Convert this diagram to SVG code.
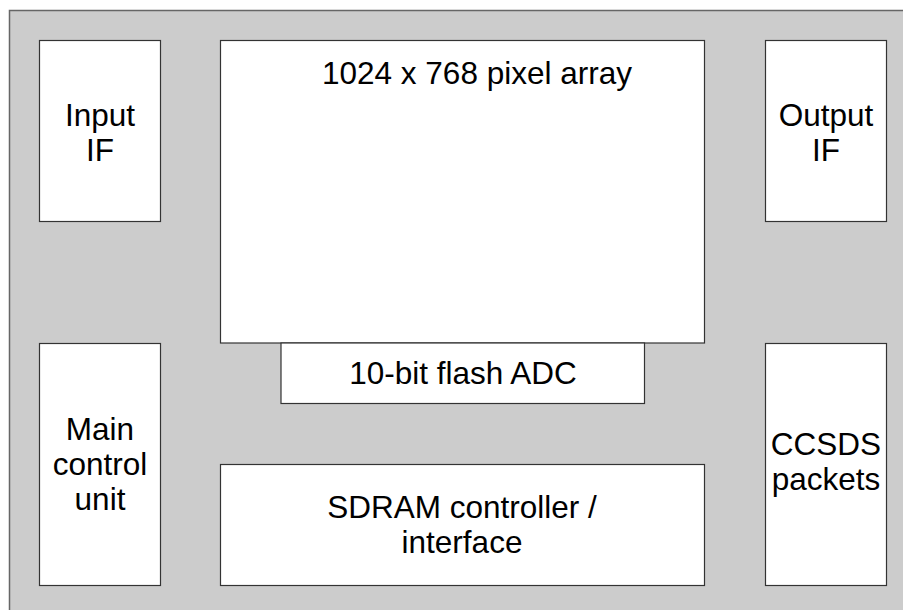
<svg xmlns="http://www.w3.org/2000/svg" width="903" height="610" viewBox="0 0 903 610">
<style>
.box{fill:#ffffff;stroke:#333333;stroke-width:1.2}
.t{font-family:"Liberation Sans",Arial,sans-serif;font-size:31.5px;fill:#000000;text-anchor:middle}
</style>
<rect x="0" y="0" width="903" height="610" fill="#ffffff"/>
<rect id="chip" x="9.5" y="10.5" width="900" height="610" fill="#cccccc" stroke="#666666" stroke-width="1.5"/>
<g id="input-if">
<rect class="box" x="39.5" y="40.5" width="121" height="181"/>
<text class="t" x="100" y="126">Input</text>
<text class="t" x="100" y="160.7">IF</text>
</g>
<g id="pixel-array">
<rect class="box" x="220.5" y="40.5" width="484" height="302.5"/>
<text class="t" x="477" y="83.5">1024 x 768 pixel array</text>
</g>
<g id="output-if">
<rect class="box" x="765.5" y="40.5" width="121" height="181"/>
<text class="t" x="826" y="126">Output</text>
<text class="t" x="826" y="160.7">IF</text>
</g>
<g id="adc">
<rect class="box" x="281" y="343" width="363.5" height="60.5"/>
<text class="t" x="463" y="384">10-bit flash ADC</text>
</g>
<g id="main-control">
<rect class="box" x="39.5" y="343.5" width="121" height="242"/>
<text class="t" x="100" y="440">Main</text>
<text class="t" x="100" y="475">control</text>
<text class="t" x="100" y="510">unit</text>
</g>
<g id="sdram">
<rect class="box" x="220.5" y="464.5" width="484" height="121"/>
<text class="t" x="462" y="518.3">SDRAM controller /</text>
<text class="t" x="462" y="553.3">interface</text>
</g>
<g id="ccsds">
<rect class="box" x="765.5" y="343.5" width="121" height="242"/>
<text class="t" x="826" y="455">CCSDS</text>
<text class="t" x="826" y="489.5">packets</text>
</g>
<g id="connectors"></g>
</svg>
———
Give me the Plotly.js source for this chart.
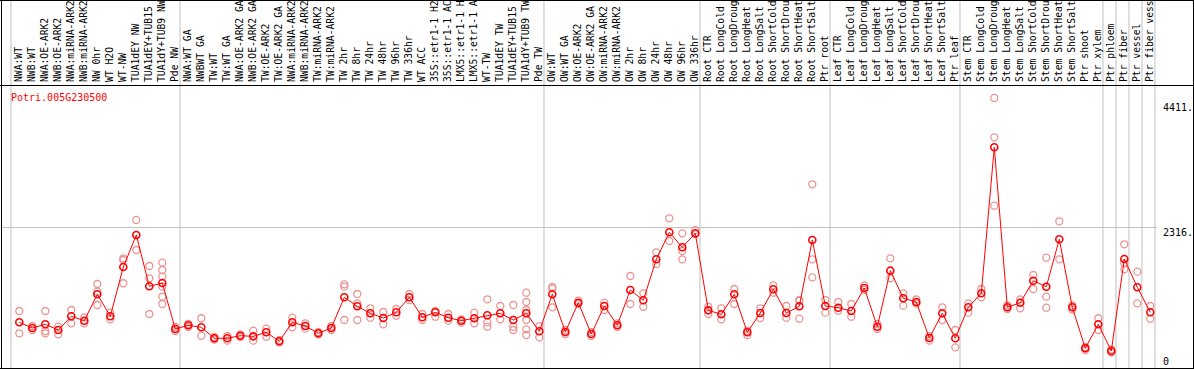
———
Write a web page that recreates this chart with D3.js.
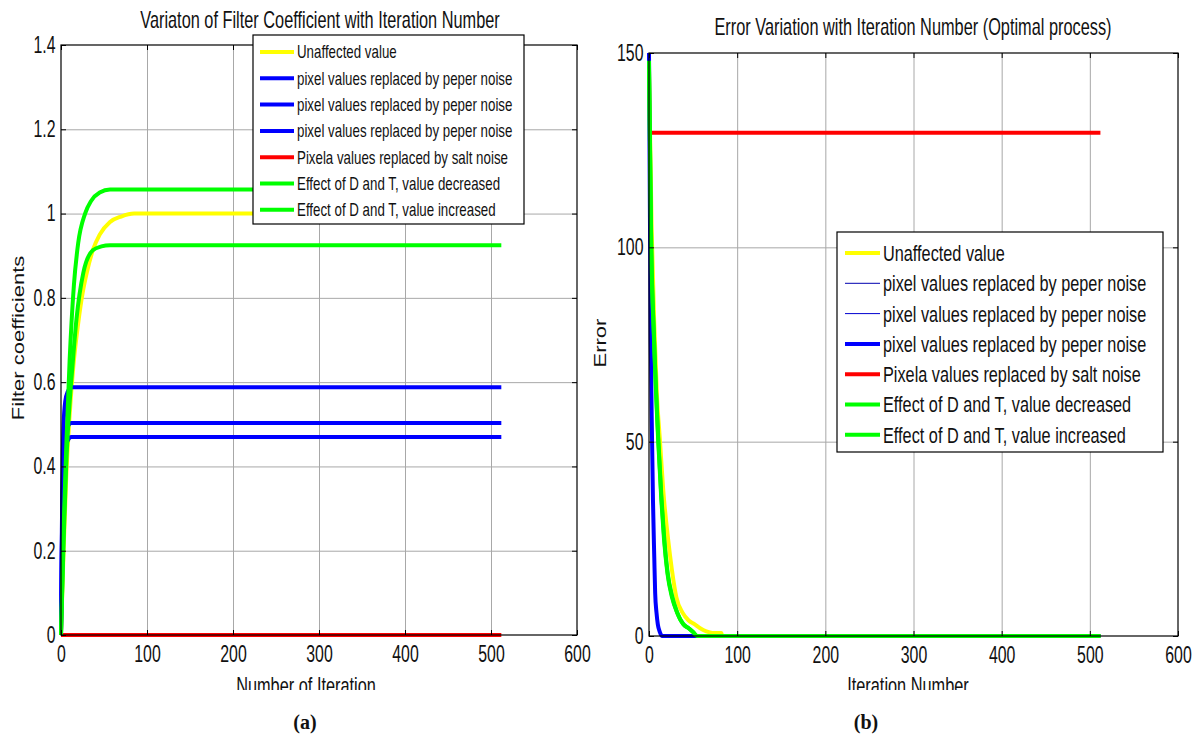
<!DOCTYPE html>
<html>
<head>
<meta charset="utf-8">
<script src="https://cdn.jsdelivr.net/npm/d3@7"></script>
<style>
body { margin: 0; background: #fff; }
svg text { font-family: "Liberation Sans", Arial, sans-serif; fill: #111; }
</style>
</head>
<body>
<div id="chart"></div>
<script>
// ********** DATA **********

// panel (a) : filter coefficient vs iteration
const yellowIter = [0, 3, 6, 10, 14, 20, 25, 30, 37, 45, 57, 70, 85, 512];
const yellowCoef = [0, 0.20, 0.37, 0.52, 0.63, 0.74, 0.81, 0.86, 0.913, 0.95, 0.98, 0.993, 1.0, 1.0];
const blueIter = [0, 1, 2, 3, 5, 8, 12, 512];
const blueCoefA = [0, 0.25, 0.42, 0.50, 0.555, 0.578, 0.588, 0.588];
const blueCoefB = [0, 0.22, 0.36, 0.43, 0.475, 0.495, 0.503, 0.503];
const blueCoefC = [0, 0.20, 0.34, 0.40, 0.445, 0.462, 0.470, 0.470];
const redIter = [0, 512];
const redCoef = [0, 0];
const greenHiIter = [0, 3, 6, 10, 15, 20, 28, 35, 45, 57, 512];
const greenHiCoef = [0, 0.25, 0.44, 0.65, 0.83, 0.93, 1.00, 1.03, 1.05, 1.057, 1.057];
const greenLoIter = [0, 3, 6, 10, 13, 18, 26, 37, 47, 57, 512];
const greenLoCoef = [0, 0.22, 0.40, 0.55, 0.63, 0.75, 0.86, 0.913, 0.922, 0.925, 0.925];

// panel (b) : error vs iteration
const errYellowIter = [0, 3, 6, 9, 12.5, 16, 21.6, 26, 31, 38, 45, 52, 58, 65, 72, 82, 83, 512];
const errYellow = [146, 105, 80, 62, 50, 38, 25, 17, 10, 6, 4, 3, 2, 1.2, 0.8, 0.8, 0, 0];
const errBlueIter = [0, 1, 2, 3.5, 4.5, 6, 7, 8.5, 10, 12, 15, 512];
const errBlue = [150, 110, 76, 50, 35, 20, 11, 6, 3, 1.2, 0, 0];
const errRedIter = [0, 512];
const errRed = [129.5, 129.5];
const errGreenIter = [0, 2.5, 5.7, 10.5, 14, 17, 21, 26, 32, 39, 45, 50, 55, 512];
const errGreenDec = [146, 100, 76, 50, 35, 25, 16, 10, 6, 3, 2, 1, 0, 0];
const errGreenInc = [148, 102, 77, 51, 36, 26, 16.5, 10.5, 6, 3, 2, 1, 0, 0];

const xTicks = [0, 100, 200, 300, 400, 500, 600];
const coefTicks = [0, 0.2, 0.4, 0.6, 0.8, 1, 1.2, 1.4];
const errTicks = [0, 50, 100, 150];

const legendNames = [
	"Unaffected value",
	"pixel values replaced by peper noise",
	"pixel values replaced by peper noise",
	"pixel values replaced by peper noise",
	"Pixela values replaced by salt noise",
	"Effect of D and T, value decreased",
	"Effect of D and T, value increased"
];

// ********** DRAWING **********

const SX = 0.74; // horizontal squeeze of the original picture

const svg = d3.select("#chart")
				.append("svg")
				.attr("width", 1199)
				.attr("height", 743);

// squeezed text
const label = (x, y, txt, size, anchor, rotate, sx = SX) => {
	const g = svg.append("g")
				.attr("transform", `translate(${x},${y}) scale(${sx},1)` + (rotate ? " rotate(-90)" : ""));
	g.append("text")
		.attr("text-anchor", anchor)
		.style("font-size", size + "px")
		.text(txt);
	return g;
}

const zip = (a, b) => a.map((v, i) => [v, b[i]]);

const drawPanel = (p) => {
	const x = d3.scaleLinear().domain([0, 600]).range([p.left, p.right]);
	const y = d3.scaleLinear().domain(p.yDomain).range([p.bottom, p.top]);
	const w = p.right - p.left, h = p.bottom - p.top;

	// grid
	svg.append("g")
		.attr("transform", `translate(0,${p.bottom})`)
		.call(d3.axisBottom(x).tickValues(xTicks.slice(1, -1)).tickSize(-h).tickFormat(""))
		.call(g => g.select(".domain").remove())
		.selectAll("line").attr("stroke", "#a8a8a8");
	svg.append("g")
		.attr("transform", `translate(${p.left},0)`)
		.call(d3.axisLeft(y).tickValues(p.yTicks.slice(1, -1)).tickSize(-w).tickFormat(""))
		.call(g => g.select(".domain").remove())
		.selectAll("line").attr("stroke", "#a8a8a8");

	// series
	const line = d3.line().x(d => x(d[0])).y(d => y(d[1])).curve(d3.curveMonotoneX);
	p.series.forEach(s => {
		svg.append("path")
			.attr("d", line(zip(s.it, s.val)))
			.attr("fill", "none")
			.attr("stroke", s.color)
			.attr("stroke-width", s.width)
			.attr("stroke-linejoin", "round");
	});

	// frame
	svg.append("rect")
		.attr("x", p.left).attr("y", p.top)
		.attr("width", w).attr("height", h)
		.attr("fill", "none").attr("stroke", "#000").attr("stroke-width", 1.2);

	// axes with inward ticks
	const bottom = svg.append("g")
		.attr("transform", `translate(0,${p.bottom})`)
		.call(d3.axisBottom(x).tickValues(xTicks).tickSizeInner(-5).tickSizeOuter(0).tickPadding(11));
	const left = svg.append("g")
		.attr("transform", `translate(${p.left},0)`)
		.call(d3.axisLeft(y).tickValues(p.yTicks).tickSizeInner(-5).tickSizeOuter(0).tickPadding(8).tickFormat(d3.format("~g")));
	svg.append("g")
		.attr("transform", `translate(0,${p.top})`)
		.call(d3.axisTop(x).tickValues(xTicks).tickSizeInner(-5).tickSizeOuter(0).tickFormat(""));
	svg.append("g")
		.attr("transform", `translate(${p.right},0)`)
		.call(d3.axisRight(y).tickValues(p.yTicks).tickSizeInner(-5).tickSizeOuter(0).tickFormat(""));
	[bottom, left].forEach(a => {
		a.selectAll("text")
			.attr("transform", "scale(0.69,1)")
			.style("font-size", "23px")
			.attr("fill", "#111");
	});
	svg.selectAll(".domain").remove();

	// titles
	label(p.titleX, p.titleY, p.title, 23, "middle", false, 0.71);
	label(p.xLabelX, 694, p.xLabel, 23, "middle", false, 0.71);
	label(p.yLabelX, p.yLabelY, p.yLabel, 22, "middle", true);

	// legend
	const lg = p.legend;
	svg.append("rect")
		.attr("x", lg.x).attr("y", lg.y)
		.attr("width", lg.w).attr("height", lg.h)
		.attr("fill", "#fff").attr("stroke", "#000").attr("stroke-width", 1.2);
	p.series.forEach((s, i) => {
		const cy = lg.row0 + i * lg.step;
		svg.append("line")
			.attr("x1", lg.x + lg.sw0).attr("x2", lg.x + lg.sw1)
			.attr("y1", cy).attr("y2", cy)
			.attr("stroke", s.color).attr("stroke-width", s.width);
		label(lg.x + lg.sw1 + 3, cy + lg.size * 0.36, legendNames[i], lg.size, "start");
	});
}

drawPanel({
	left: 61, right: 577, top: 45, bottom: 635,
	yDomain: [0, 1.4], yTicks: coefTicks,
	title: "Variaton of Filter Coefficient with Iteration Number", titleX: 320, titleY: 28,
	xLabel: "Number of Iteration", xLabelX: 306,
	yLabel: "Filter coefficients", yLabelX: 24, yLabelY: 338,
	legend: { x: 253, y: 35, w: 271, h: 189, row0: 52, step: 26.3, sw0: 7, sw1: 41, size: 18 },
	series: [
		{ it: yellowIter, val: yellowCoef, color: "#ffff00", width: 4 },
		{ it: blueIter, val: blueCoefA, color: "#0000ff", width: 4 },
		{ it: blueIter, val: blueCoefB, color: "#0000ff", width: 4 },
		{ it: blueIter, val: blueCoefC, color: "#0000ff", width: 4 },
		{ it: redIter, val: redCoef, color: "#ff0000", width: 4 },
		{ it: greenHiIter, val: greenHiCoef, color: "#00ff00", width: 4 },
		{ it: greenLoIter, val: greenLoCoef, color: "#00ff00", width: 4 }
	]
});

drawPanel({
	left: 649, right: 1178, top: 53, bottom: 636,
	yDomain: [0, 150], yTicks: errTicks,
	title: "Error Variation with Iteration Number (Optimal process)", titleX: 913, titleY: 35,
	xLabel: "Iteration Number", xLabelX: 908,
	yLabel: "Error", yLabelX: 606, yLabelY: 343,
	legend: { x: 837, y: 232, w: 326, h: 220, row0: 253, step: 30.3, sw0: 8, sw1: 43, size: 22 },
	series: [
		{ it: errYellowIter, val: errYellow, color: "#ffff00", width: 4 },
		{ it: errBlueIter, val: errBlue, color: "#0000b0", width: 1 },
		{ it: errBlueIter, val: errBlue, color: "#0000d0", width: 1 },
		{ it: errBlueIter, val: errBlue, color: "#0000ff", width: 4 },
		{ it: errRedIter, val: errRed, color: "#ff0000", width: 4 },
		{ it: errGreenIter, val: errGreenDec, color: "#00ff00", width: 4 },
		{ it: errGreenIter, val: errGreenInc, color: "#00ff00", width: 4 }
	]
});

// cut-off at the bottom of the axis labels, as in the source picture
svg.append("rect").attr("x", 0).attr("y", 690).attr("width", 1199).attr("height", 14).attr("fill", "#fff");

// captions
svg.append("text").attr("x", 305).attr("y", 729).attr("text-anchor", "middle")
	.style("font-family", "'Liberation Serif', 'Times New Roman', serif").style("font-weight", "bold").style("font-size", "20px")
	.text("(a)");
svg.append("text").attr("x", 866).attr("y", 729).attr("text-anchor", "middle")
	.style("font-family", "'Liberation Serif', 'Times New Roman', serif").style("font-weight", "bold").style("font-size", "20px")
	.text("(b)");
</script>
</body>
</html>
———
**TASK TO CARRY OUT**
The answer is a single number, the count of lines in the records that contain the string "chart".

**COMPLETED TASK**
4